Skillet Cauliflower

serves: 6 to 8 servings

I cook cauliflower many ways and my family loves them all (certainly I do). But if some in your family don't like the distinctive, "sulfur" quality in cooked cauliflower, try this skillet method. It eliminates the sulfur taste and produces a cauliflower floret that's entirely different than a boiled one-crispy on the edges and almost coated with a sweet caramelization.

1 large cauliflower, untrimmed, with leaves and stem
¼ cup extra-virgin olive oil
4 garlic cloves, peeled and sliced
¼ teaspoon peperoncino
½ teaspoon salt


Tear or cut off the outer leaves attached to the base of the cauliflower, then cut out the bottom core. Separate the head into big florets. Cut the big florets into 1-inch chunks or thick slices, so you have 6 cups or more of roughly equal-sized cauliflower pieces.

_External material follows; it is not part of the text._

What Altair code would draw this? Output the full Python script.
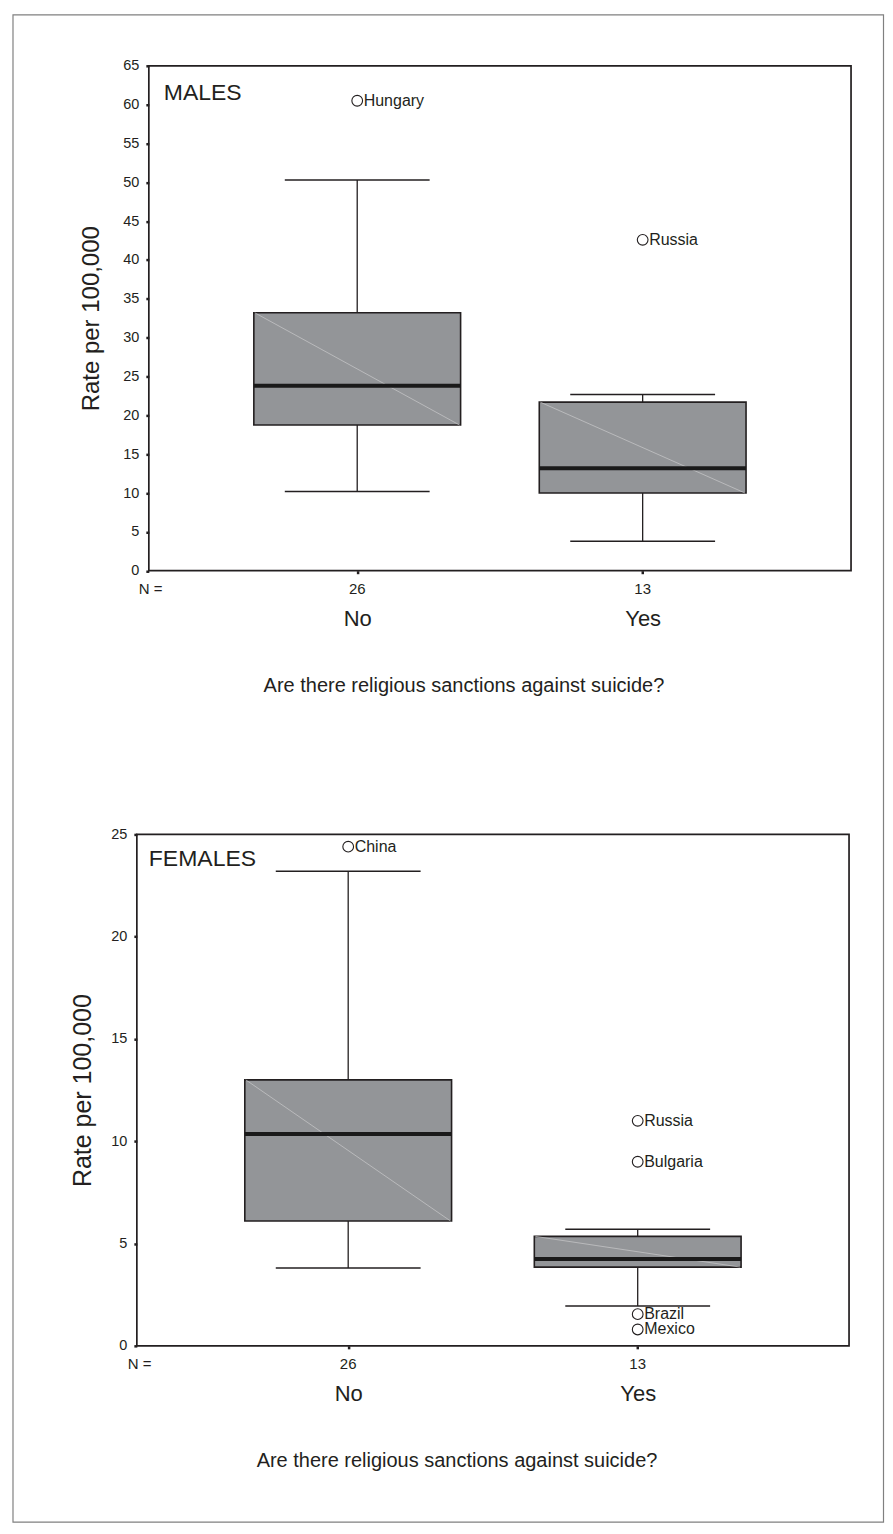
import altair as alt
import pandas as pd

# ---------------- data ----------------
groups = ["No", "Yes"]
n_counts = [26, 13]

male_q1 = [18.75, 10.0]
male_median = [23.8, 13.2]
male_q3 = [33.2, 21.7]
male_low = [10.2, 3.8]
male_high = [50.3, 22.7]
male_out_group = ["No", "Yes"]
male_out_value = [60.5, 42.6]
male_out_label = ["Hungary", "Russia"]

female_q1 = [6.1, 3.85]
female_median = [10.35, 4.25]
female_q3 = [13.0, 5.35]
female_low = [3.8, 1.95]
female_high = [23.2, 5.7]
female_out_group = ["No", "Yes", "Yes", "Yes", "Yes"]
female_out_value = [24.4, 11.0, 9.0, 1.55, 0.8]
female_out_label = ["China", "Russia", "Bulgaria", "Brazil", "Mexico"]

male_ticks = list(range(0, 70, 5))
female_ticks = list(range(0, 30, 5))

FONT = "Liberation Sans"
INK = "#231f20"
BOX_FILL = "#939598"
DIAG = "#c9c9cb"
FRAME_GRAY = "#808080"

BOX_HALF = 103.5
CAP_HALF = 72.5


def panel(name, q1, med, q3, lo, hi, og, ov, ol, ymax, yticks, width, height,
          x_range, y_axis_offset, ytitle_x, ytitle_size, xtitle_x, frame_x0,
          nlabel_x, name_x, name_y, page_frame=None):
    stats = pd.DataFrame({"group": groups, "n": n_counts, "q1": q1, "med": med,
                          "q3": q3, "lo": lo, "hi": hi})
    outs = pd.DataFrame({"group": og, "value": ov, "label": ol})
    one = pd.DataFrame({"k": [0]})

    xscale = alt.Scale(type="point", domain=groups, padding=0.73)
    if x_range is not None:
        xscale = alt.Scale(type="point", domain=groups, padding=0.73, range=x_range)
    xaxis = alt.Axis(domain=False, ticks=True, tickSize=3, tickWidth=2.5,
                     tickColor=INK, labelFontSize=22, labelColor=INK,
                     labelPadding=45, labelBaseline="middle", labelAngle=0,
                     grid=False,
                     title="Are there religious sanctions against suicide?",
                     titleFontSize=20, titleFontWeight="normal", titleColor=INK,
                     titleX=xtitle_x, titleY=114.5, titleBaseline="middle",
                     titleAlign="center")
    yaxis = alt.Axis(values=yticks, domain=False, ticks=True, tickSize=3,
                     tickWidth=2.5, tickColor=INK, labelFontSize=14.5,
                     labelColor=INK, labelPadding=7, grid=False,
                     title="Rate per 100,000", titleFontSize=ytitle_size,
                     titleFontWeight="normal", titleColor=INK,
                     titleX=ytitle_x, titleBaseline="middle",
                     offset=y_axis_offset)
    yscale = alt.Scale(domain=[0, ymax], nice=False, zero=True)

    X = alt.X("group:N", scale=xscale, axis=xaxis)

    def Y(f):
        return alt.Y(f"{f}:Q", scale=yscale, axis=yaxis)

    base = alt.Chart(stats)
    layers = []
    # whiskers
    layers.append(base.mark_rule(color=INK, strokeWidth=1.3).encode(
        x=X, y=Y("q3"), y2="hi"))
    layers.append(base.mark_rule(color=INK, strokeWidth=1.3).encode(
        x=X, y=Y("q1"), y2="lo"))
    # caps
    layers.append(base.mark_rule(color=INK, strokeWidth=1.5, xOffset=-CAP_HALF,
                                 x2Offset=CAP_HALF).encode(
        x=X, x2="group", y=Y("hi")))
    layers.append(base.mark_rule(color=INK, strokeWidth=1.5, xOffset=-CAP_HALF,
                                 x2Offset=CAP_HALF).encode(
        x=X, x2="group", y=Y("lo")))
    # box
    layers.append(base.mark_bar(size=2 * BOX_HALF, fill=BOX_FILL, stroke=INK,
                                strokeWidth=1.6).encode(
        x=X, y=Y("q1"), y2="q3"))
    # faint diagonal inside box
    layers.append(base.mark_rule(color=DIAG, strokeWidth=0.7, xOffset=-BOX_HALF + 1,
                                 x2Offset=BOX_HALF - 1).encode(
        x=X, x2="group", y=Y("q3"), y2="q1"))
    # median
    layers.append(base.mark_rule(color="#1a1a1a", strokeWidth=4, xOffset=-BOX_HALF,
                                 x2Offset=BOX_HALF).encode(
        x=X, x2="group", y=Y("med")))
    # outliers
    ob = alt.Chart(outs)
    layers.append(ob.mark_point(shape="circle", filled=False, size=115,
                                color=INK, strokeWidth=1.1, opacity=1).encode(
        x=X, y=Y("value")))
    layers.append(ob.mark_text(align="left", baseline="middle", dx=6.5,
                               fontSize=16, color=INK).encode(
        x=X, y=Y("value"), text="label:N"))
    # N counts
    layers.append(base.mark_text(baseline="middle", fontSize=15, color=INK).encode(
        x=X, y=alt.value(height + 18), text="n:Q"))
    layers.append(alt.Chart(one).mark_text(text="N =", align="left",
                                           baseline="middle", fontSize=15,
                                           color=INK).encode(
        x=alt.value(nlabel_x), y=alt.value(height + 18)))
    # panel label
    layers.append(alt.Chart(one).mark_text(text=name, align="left",
                                           baseline="middle", fontSize=23,
                                           color=INK).encode(
        x=alt.value(name_x), y=alt.value(name_y)))
    # plot frame
    layers.append(alt.Chart(one).mark_rect(fillOpacity=0, stroke=INK,
                                           strokeWidth=1.7).encode(
        x=alt.value(frame_x0), x2=alt.value(width), y=alt.value(0),
        y2=alt.value(height)))
    if page_frame is not None:
        layers.append(alt.Chart(one).mark_rect(fillOpacity=0, stroke=FRAME_GRAY,
                                               strokeWidth=1.2).encode(
            x=alt.value(page_frame[0]), x2=alt.value(page_frame[1]),
            y=alt.value(page_frame[2]), y2=alt.value(page_frame[3])))
    return alt.layer(*layers).properties(width=width, height=height)


males = panel("MALES", male_q1, male_median, male_q3, male_low, male_high,
              male_out_group, male_out_value, male_out_label, 65, male_ticks,
              width=715, height=505.5, x_range=[12, 715], y_axis_offset=-12,
              ytitle_x=-57, ytitle_size=24, xtitle_x=327, frame_x0=12,
              nlabel_x=2, name_x=27, name_y=27.5,
              page_frame=[-124, 747.5, -51, 1458])

females = panel("FEMALES", female_q1, female_median, female_q3, female_low,
                female_high, female_out_group, female_out_value,
                female_out_label, 25, female_ticks,
                width=713, height=512, x_range=None, y_axis_offset=0,
                ytitle_x=-54, ytitle_size=25, xtitle_x=320, frame_x0=0,
                nlabel_x=-9, name_x=12, name_y=25)

chart = alt.vconcat(males, females, spacing=263.5, bounds="flush").properties(
    padding={"left": 4, "top": 5, "right": 0, "bottom": 0}
).configure(font=FONT).configure_view(strokeWidth=0)

chart.save("out.html", embed_options={"renderer": "svg", "actions": False})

Pour the olive oil into a large skillet and set over medium-low heat. Scatter the garlic slices and peperoncino on the oil, and pile in all the cauliflower. Sprinkle with salt.

Sweat the cauliflower, about 4 minutes. Toss and cook for another 3 minutes. The edges of the cauliflower pieces should have started to brown.

Cover the pan and let the cauliflower continue to caramelize slowly, tossing the pieces every few minutes, 12-15 minutes.